The Central Bank of Jordan's (CBJ) decision to lower the interest rates on all monetary policy instruments, effective as of today, holds the potential to improve investments and consumption in the Kingdom as well as address lower growth rates in the country, according to experts.
The CBJ's decision to lower the interest rate was the first to be made in almost a decade, and could “bring relief to the markets and economic sectors in Jordan following years of interest rate hikes”, economist Mazen Irsheid told The Jordan Times on Saturday.
A similar measure is expected by local commercial banks, according to Irsheid, who hopes it would be taken no later than the beginning of September.
"Lowering interest rates might also increase the growth of credit facilities for different economic sectors, which can improve the investments and consumption," economist and investment consultant Wajdi Makhamreh said in an interview with The Jordan Times on Saturday.
"Given that we are facing lower growth rates, I believe lowering interest rates will affect the growth rate positivelty in the coming few months," Makhamreh added.
The CBJ's decision on Thursday was expected after the US Federal Reserve took a similar measure hours earlier, according to Irsheid, who added that since the Jordanian dinar was pegged to the US dollar in the mid 90's, it has been customary for the CBJ to follow the interest rate movements on the dollar in order to maintain the attractiveness and balance of the dinar.

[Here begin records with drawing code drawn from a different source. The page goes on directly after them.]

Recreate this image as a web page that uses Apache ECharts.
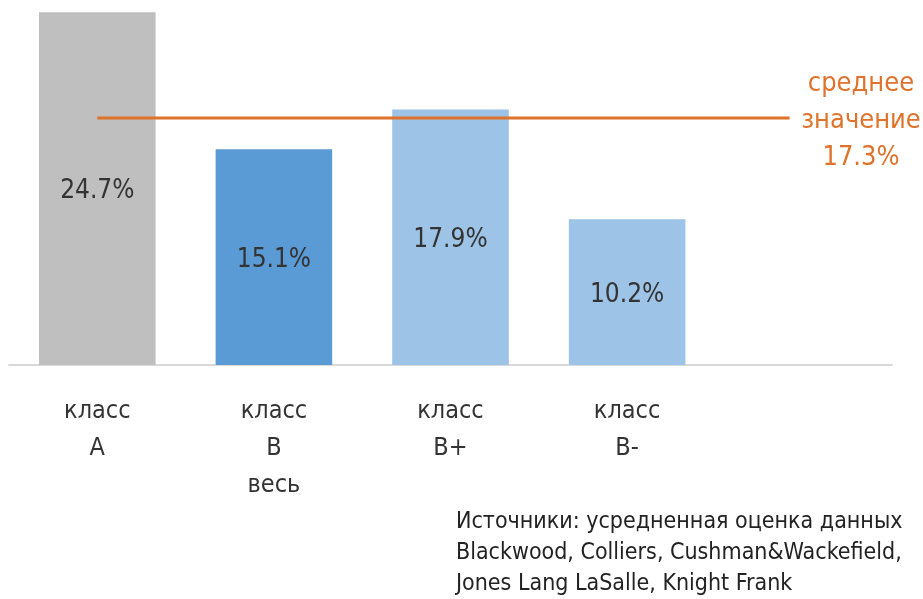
<!DOCTYPE html>
<html>
<head>
<meta charset="utf-8">
<script src="https://cdn.jsdelivr.net/npm/echarts@6/dist/echarts.min.js"></script>
<style>
  html, body { margin: 0; padding: 0; background: #ffffff; }
  #chart { width: 923px; height: 599px; }
</style>
</head>
<body>
<div id="chart"></div>
<script>
// Vacancy share by office class
const categories = ['класс\nA', 'класс\nB\nвесь', 'класс\nB+', 'класс\nB-', ''];
const values = [24.7, 15.1, 17.9, 10.2, null];
const barColors = ['#bfbfbf', '#5b9bd5', '#9dc3e6', '#9dc3e6', '#9dc3e6'];
const averageValue = 17.3;
const averageCaption = ['среднее', 'значение', '17.3%'];
const sourceLines = [
  'Источники: усредненная оценка данных',
  'Blackwood, Colliers, Cushman&Wackefield,',
  'Jones Lang LaSalle, Knight Frank'
];

const FONT = '"Liberation Sans Narrow", "DejaVu Sans Condensed", "Liberation Sans", sans-serif';
const ORANGE = '#e0732c';

// horizontal extent of the average line, in category units on a hidden value axis
const avgLineFrom = 0.5;
const avgLineTo = 4.42;

const chart = echarts.init(document.getElementById('chart'));
chart.setOption({
  animation: false,
  grid: { left: 9, right: 31, top: 8, bottom: 234 },
  xAxis: [
    {
      type: 'category',
      data: categories,
      axisLine: { lineStyle: { color: '#d9d9d9', width: 2 } },
      axisTick: { show: false },
      axisLabel: {
        interval: 0,
        margin: 28,
        fontFamily: FONT,
        fontSize: 25,
        lineHeight: 37,
        color: '#333333'
      }
    },
    { type: 'value', min: 0, max: 5, show: false }
  ],
  yAxis: { type: 'value', min: 0, max: 25, show: false },
  series: [
    {
      type: 'bar',
      data: values.map((v, i) => ({ value: v, itemStyle: { color: barColors[i] } })),
      barWidth: '66%',
      label: {
        show: true,
        position: 'inside',
        offset: [0, 3],
        formatter: p => p.value.toFixed(1) + '%',
        fontFamily: FONT,
        fontSize: 26,
        color: '#333333'
      }
    },
    {
      type: 'line',
      xAxisIndex: 1,
      data: [[avgLineFrom, averageValue], [avgLineTo, averageValue]],
      symbol: 'none',
      lineStyle: { color: ORANGE, width: 3 },
      silent: true
    }
  ],
  graphic: [
    {
      type: 'text',
      x: 861,
      y: 65,
      style: {
        text: averageCaption.join('\n'),
        fontFamily: FONT,
        fontSize: 27,
        lineHeight: 37,
        fill: ORANGE,
        align: 'center',
        verticalAlign: 'top'
      }
    },
    {
      type: 'text',
      x: 456,
      y: 507,
      style: {
        text: sourceLines.join('\n'),
        fontFamily: FONT,
        fontSize: 23,
        lineHeight: 31,
        fill: '#222222'
      }
    }
  ]
});
</script>
</body>
</html>
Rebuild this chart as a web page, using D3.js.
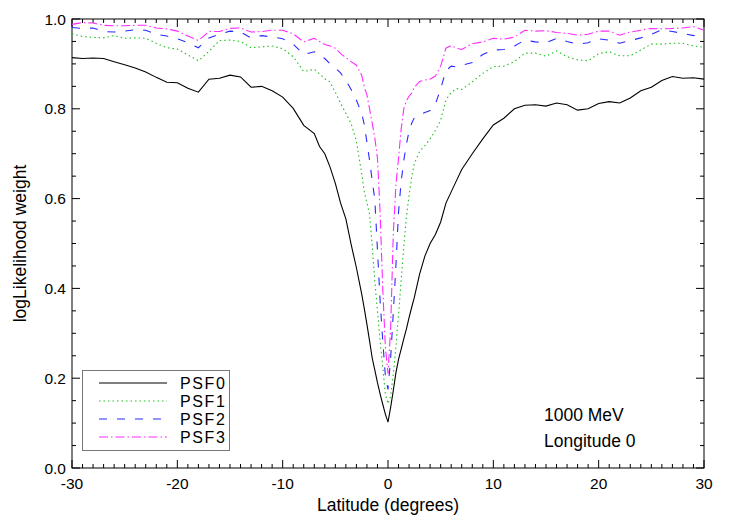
<!DOCTYPE html>
<html>
<head>
<meta charset="utf-8">
<script src="https://d3js.org/d3.v7.min.js"></script>
<style>
body { margin: 0; background: #fff; }
text { font-family: "Liberation Sans", Arial, sans-serif; font-size: 17.5px; fill: #000; }
text.tick { font-size: 15.5px; }
text.leg { font-size: 16px; letter-spacing: 1.6px; }
</style>
</head>
<body>
<svg width="729" height="526"></svg>
<script>
// latitude grid (degrees), finer near the plane
var lat = [-30,-29,-28,-27,-26,-25,-24,-23,-22,-21,-20,-19,-18,-17,-16,-15,-14,-13,-12,-11,-10,-9,-8,-7,
  -6.5,-6,-5.5,-5,-4.5,-4,-3.5,-3,-2.5,
  -2.25,-2,-1.75,-1.5,-1.25,-1,-0.75,-0.5,-0.25,0,0.25,0.5,0.75,1,1.25,1.5,1.75,2,2.25,
  2.5,3,3.5,4,4.5,5,5.5,6,6.5,
  7,8,9,10,11,12,13,14,15,16,17,18,19,20,21,22,23,24,25,26,27,28,29,30];

var psf0 = [.914,.912,.913,.912,.905,.898,.891,.882,.870,.859,.858,.846,.837,.866,.868,.875,.871,.848,.850,.840,.826,.801,.763,.745,
  .716,.700,.670,.634,.590,.555,.498,.446,.388,
  .355,.320,.283,.245,.218,.190,.165,.142,.120,.102,.135,.172,.212,.242,.265,.288,.310,.335,.358,
  .380,.432,.472,.500,.520,.548,.590,.615,.640,
  .665,.700,.733,.764,.779,.800,.808,.809,.806,.813,.809,.797,.800,.812,.816,.813,.824,.840,.848,.863,.872,.868,.869,.866];

var psf1 = [.967,.961,.959,.958,.963,.957,.958,.957,.946,.936,.933,.920,.907,.928,.952,.953,.950,.936,.938,.940,.934,.916,.883,.888,
  .878,.867,.860,.837,.812,.790,.767,.728,.656,
  .615,.590,.565,.495,.416,.350,.283,.225,.165,.143,.160,.208,.270,.342,.418,.493,.560,.607,.648,
  .678,.705,.718,.733,.752,.775,.820,.836,.845,
  .843,.860,.879,.894,.895,.905,.924,.924,.917,.929,.916,.909,.907,.923,.927,.918,.918,.931,.944,.944,.946,.946,.940,.937];

var psf2 = [.981,.979,.980,.972,.971,.973,.976,.975,.966,.962,.956,.947,.936,.958,.966,.973,.971,.958,.963,.960,.956,.944,.921,.927,
  .920,.912,.900,.891,.880,.863,.843,.819,.790,
  .765,.725,.685,.640,.598,.485,.373,.284,.205,.175,.245,.345,.450,.570,.638,.685,.722,.750,.768,
  .780,.787,.792,.796,.810,.845,.885,.895,.893,
  .897,.903,.921,.931,.932,.940,.953,.949,.947,.957,.950,.944,.947,.956,.953,.946,.952,.958,.966,.976,.972,.968,.963,.970];

var psf3 = [.988,.992,.991,.986,.985,.985,.986,.986,.980,.978,.973,.962,.952,.972,.972,.979,.980,.971,.972,.975,.975,.967,.949,.957,
  .950,.943,.940,.935,.923,.914,.905,.897,.875,
  .848,.831,.800,.768,.735,.690,.570,.400,.270,.210,.310,.520,.630,.690,.755,.800,.818,.828,.835,
  .848,.861,.864,.866,.873,.895,.935,.941,.935,
  .932,.945,.949,.957,.955,.960,.975,.973,.974,.970,.968,.964,.966,.973,.973,.964,.971,.975,.979,.978,.979,.980,.983,.975];

var seriesNames = ["PSF0", "PSF1", "PSF2", "PSF3"];
var seriesValues = [psf0, psf1, psf2, psf3];
var seriesColors = ["#000000", "#1ec01e", "#2a2aff", "#ff2aff"];
var seriesDash = ["none", "1.5,3", "8,10", "9,3,1.5,3"];

var xTicks = [-30, -20, -10, 0, 10, 20, 30];
var yTicks = [0.0, 0.2, 0.4, 0.6, 0.8, 1.0];

(function() {
var svg = d3.select("svg"),
    x0 = 72, x1 = 704, y0 = 19, y1 = 468;

var x = d3.scaleLinear().domain([-30, 30]).range([x0, x1]);
var y = d3.scaleLinear().domain([0, 1]).range([y1, y0]);

// frame
svg.append("rect")
    .attr("x", x0).attr("y", y0)
    .attr("width", x1 - x0).attr("height", y1 - y0)
    .attr("fill", "none").attr("stroke", "#000").attr("stroke-width", 1);

// ticks on all four sides (pointing inward)
var g = svg.append("g").attr("stroke", "#000").attr("stroke-width", 1);
d3.range(-30, 31, 1).forEach(function(v) {
  var len = (v % 10 === 0) ? 8 : 4;
  g.append("line").attr("x1", x(v)).attr("x2", x(v)).attr("y1", y1).attr("y2", y1 - len);
  g.append("line").attr("x1", x(v)).attr("x2", x(v)).attr("y1", y0).attr("y2", y0 + len);
});
d3.range(0, 21, 1).forEach(function(i) {
  var v = i * 0.05, len = (i % 4 === 0) ? 8 : 4;
  g.append("line").attr("y1", y(v)).attr("y2", y(v)).attr("x1", x0).attr("x2", x0 + len);
  g.append("line").attr("y1", y(v)).attr("y2", y(v)).attr("x1", x1).attr("x2", x1 - len);
});

svg.selectAll(".xl").data(xTicks).enter().append("text")
    .attr("class", "tick")
    .attr("x", function(d) { return x(d); })
    .attr("y", 489)
    .attr("text-anchor", "middle")
    .text(function(d) { return d; });

svg.selectAll(".yl").data(yTicks).enter().append("text")
    .attr("class", "tick")
    .attr("x", 66)
    .attr("y", function(d) { return y(d) + 5.5; })
    .attr("text-anchor", "end")
    .text(function(d) { return d.toFixed(1); });

svg.append("text")
    .attr("x", (x0 + x1) / 2).attr("y", 511)
    .attr("text-anchor", "middle")
    .text("Latitude (degrees)");

svg.append("text")
    .attr("transform", "translate(26," + ((y0 + y1) / 2) + ") rotate(-90)")
    .attr("text-anchor", "middle")
    .text("logLikelihood weight");

// curves
var line = d3.line()
    .x(function(d, i) { return x(lat[i]); })
    .y(function(d) { return y(d); });

var plot = svg.append("g");
seriesValues.forEach(function(vals, k) {
  plot.append("path")
      .attr("d", line(vals))
      .style("fill", "none")
      .style("stroke", seriesColors[k])
      .style("stroke-width", 1.1)
      .style("stroke-dasharray", seriesDash[k]);
});

// legend
var leg = svg.append("g");
leg.append("rect")
    .attr("x", 82.5).attr("y", 370.5).attr("width", 147).attr("height", 80)
    .style("fill", "#fff").style("stroke", "#777").style("stroke-width", 1);
seriesNames.forEach(function(name, k) {
  var yy = 383 + k * 18;
  leg.append("path")
      .attr("d", "M99," + yy + "H167")
      .style("fill", "none")
      .style("stroke", seriesColors[k])
      .style("stroke-width", 1.1)
      .style("stroke-dasharray", seriesDash[k]);
  leg.append("text").attr("class", "leg").attr("x", 180).attr("y", yy + 6).text(name);
});

svg.append("text").attr("x", 544).attr("y", 421).text("1000 MeV");
svg.append("text").attr("x", 544).attr("y", 447).text("Longitude 0");
})();
</script>
</body>
</html>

Due and to low inflation rates, international and regional trends and with the Treasury holding a healthy amount of foreign reserve, Makhamemreh said that lowering the interest rates went smoothly.
For his part, political economy consultant Zayyan Zawaneh said that “locally, the CBJ’s last decision is good, but, alone, it does very little to incentivise the Jordanian economy”.
Zawaneh pointed out that the CBJ is still following the interest rate on the US dollar “despite very different economic conditions and dynamics”.